Last October, Professor Wright discussed his TEN ESSENTIAL OBSERVATIONS ON GUNS IN AMERICA during a scholars conference in Washington, D. C. sponsored by the American Firearms Council, Inc.

First published in the March, April, 1995 issue of RESEARCH AND PUBLIC POLICY, Jim lists the following as his 10 observations:

1. Half the households in the country own at least one gun.

2. There are 200 million guns already in circulation in the United States, give or take a few tens of millions.

3. Most of those 200 million guns are owned for socially inocuous sport and recreational purposes.

4. Many guns are also owned for self-defense against crime, and some are indeed used for that purpose; whether they are actually safer or not, many people certainly seem to feel safer when they have a gun.

5. The bad guys do not get their guns through customary retail channels.

6. The bad guys inhabit a violent world; a gun often makes a life-or-death difference to them.

7. Everything the bad guys do with their guns is already against the law.

8. Demand creates its own supply.

9. Guns are neither inherently good not inherently evil; guns, that is, do not possess teleology.

10. Guns are important elements in our history and culture.

Wright makes a number of deductions and draws some interesting conclusions from an analysis of his “10 observations.”
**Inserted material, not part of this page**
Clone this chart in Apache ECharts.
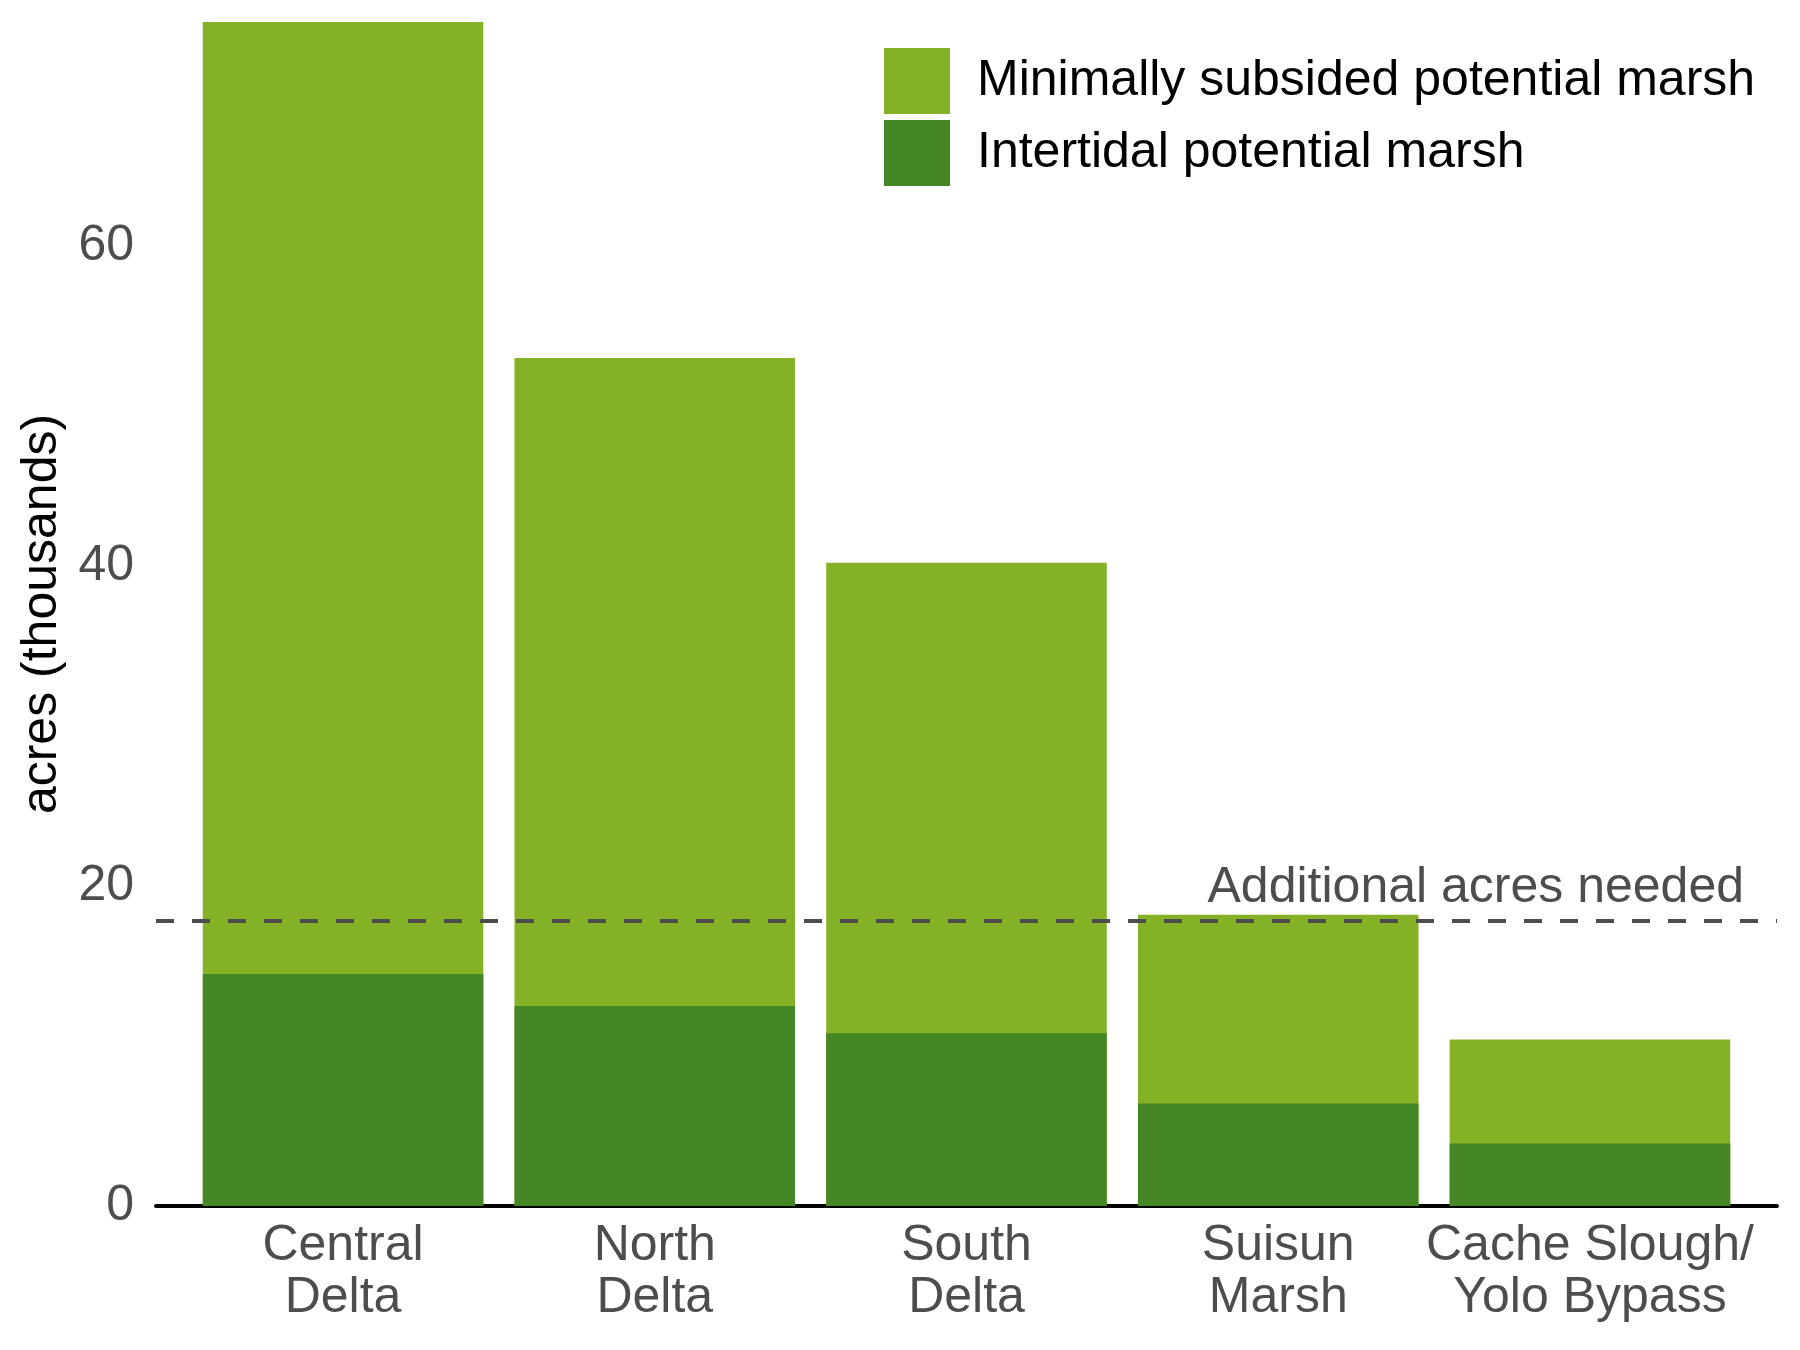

He notes, for instance, “it is frequently argued by pro-control advocates that the mere presence of guns causes people to do nutty and violent things that they would otherwise never even consider. In the academic literature on ‘guns as aggression-eliciting stimuli,’ this is called the ‘trigger pulls the finger’ hypothesis. If there were much substance to this viewpoint, the fact that half of all U. S. households possess a gun would seem to imply that there ought to be a lot more nuttiness ‘out there’ than we actually observe. In the face of widespread alarm about the skyrocketing homicide rate, it is important to remember that the rate is still a relatively small number of homicides (10 to 15 or so) per hundred thousand people. If half the households own guns and the mere presence of guns incites acts of violence, then one would expect the bodies to be piled three deep, and yet they are not.”

Wright notes that “when one asks gun owners why they own guns, various sport and recreational activities dominate the responses – hunting, target shooting, collecting and the like. Even when the question is restricted to handgun owners, about 40 percent say they own the gun for sport and recreational applications, another 40 percent say they own it for self-protection, and the remaining 20 percent cite their job or occupation as the principal reason for owning a gun.

“Thus for the most part, gun ownership is apparently a topic more appropriate to the sociology of leisure than to the criminology or epidemiology of violence. The vast majority of guns now in circulation will never be used for anything more violent or abusive than killing the furry creatures of the woods and fields.”